1. ## Velocity Question

A ball is thrown straight down from the top of a 245 ft building with an initial velocity of -20 ft per second. What is its velocity after 4 seconds? What is its velocity after falling 100 ft?

I have the first part = -148 ft/sec

I cannot figure out what to do for the second part.

2. Derivative of position-time gives velocity-time. Derivative of velocity-time gives acceleration.

Well, we know the acceleration.
$\displaystyle a = 9.8$

So now if we take the integral of acceleration, we get velocity.
$\displaystyle v = 9.8x + c$

And we know that at 0 seconds, we're traveling -20ft/s
$\displaystyle -20 = 9.8(0) + c$
$\displaystyle c = -20$

And so we get:
$\displaystyle v = 9.8x - 20$

The integral of this will then give us distance:
$\displaystyle d = \frac {9.8x^2}{2} - 20x + c$

And we know that we are 245 feet up at 0 seconds.

$\displaystyle 245 = \frac {9.8(0)^2}{2} - 20(0) + c$
$\displaystyle c = 245$

And thus our final equation:
$\displaystyle d = \frac {9.8x^2}{2} - 20x + 245$

You may recognize this last equation from physics class.

d = (vi)t + 1/2at^2

In the form of d - 245

3. I understand what you are saying, but I don't understand how to apply the 100 ft...I need to find the velocity...

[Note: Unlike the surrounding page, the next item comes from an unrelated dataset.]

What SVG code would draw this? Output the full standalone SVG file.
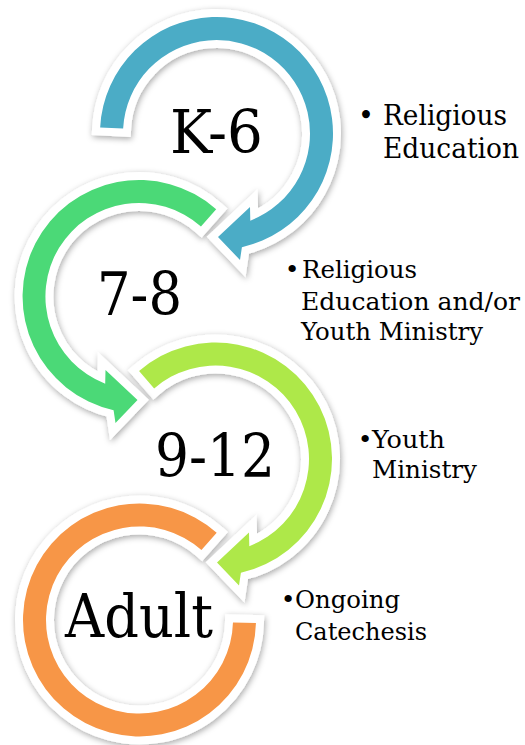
<svg xmlns="http://www.w3.org/2000/svg" width="525" height="745" viewBox="0 0 525 745">
<defs>
<filter id="sh" x="-20%" y="-20%" width="140%" height="140%">
<feDropShadow dx="1" dy="2" stdDeviation="3" flood-color="#000" flood-opacity="0.35"/>
</filter>
<style>
.ring{stroke:#fff;stroke-width:16;paint-order:stroke;stroke-linejoin:miter;filter:url(#sh)}
.big{font-family:"DejaVu Serif","Liberation Serif",serif;font-size:59px;text-anchor:middle;fill:#000}
.s1{font-family:"DejaVu Serif","Liberation Serif",serif;font-size:27px;fill:#000}
.s2{font-family:"DejaVu Serif","Liberation Serif",serif;font-size:25px;fill:#000}
.bul{text-anchor:middle}
</style>
</defs>
<rect width="525" height="745" fill="#fff"/>
<g id="connectors">
<path id="arc-adult" class="ring" fill="#F79646" d="M216.69,532.74 A116.5,116.5 0 1 0 255.96,623.05 L232.97,622.45 A93.5,93.5 0 1 1 201.45,549.97 Z"/>
<path id="arc-912" class="ring" fill="#AEE84A" d="M139.07,371.08 A116.5,116.5 0 1 1 240.91,572.69 L239,585.5 L217,562.5 L249,532.5 L249.31,546.17 A93.5,93.5 0 1 0 154.16,388.43 Z"/>
<path id="arc-78" class="ring" fill="#4BD977" d="M216.2,209.2 A116.5,116.5 0 1 0 113.59,410.19 L115.5,423 L137.5,400 L105.5,370 L105.19,383.67 A93.5,93.5 0 1 1 200.95,226.5 Z"/>
<path id="arc-k6" class="ring" fill="#4BACC6" d="M100.16,127.4 A116.5,116.5 0 1 1 241.9,247.2 L240,260 L218,237 L250,207 L250.3,220.7 A93.5,93.5 0 1 0 123.13,128.6 Z"/>
</g>
<g id="node-k6"><text class="big" x="216.5" y="153" textLength="93" lengthAdjust="spacingAndGlyphs">K-6</text></g>
<g id="node-78"><text class="big" x="139.5" y="315" textLength="85" lengthAdjust="spacingAndGlyphs">7-8</text></g>
<g id="node-912"><text class="big" x="215" y="477" textLength="120" lengthAdjust="spacingAndGlyphs">9-12</text></g>
<g id="node-adult"><text class="big" x="139" y="637" textLength="148" lengthAdjust="spacingAndGlyphs">Adult</text></g>
<g id="desc-k6">
<text class="s1 bul" x="366" y="125">•</text>
<text class="s1" x="383" y="125" textLength="124" lengthAdjust="spacingAndGlyphs">Religious</text>
<text class="s1" x="383" y="158" textLength="136" lengthAdjust="spacingAndGlyphs">Education</text>
</g>
<g id="desc-78">
<text class="s2 bul" x="292" y="278">•</text>
<text class="s2" x="302" y="278" textLength="115" lengthAdjust="spacingAndGlyphs">Religious</text>
<text class="s2" x="301" y="310" textLength="219" lengthAdjust="spacingAndGlyphs">Education and/or</text>
<text class="s2" x="301" y="340" textLength="182" lengthAdjust="spacingAndGlyphs">Youth Ministry</text>
</g>
<g id="desc-912">
<text class="s2 bul" x="365" y="448">•</text>
<text class="s2" x="372" y="448" textLength="73" lengthAdjust="spacingAndGlyphs">Youth</text>
<text class="s2" x="372" y="478" textLength="105" lengthAdjust="spacingAndGlyphs">Ministry</text>
</g>
<g id="desc-adult">
<text class="s2 bul" x="288" y="608">•</text>
<text class="s2" x="295" y="608" textLength="105" lengthAdjust="spacingAndGlyphs">Ongoing</text>
<text class="s2" x="295" y="640" textLength="132" lengthAdjust="spacingAndGlyphs">Catechesis</text>
</g>
</svg>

4. Strange that they'd say a ball was thrown straight down and yet say it started at -20m/s rather than 20m/s. Still proper, but aimless, as you then must further assume acceleration to be negative (which I didn't).

In which case,

$\displaystyle d = \frac {-9.8x^2}{2} - 20x + 245$

If you've fallen 100ft from 245ft

$\displaystyle 245 - 100 = \frac {-9.8x^2}{2} - 20x + 245$

Solve for x and you get how many seconds you've been travelling. Plug that in for v = -9.8x - 20

5. Alternatively in order to solve the second part you can use the conservation of mechanical energy, that is the formula $\displaystyle E=\frac{mv^2}{2}+mgh=\text{a constant}$.

6. Without mass?

7. Originally Posted by derfleurer
Without mass?
Are you talking to me? If so, I included mass (m) in the equation and it cancels out since $\displaystyle E_{\text{initial}}=E_{\text{final}}$.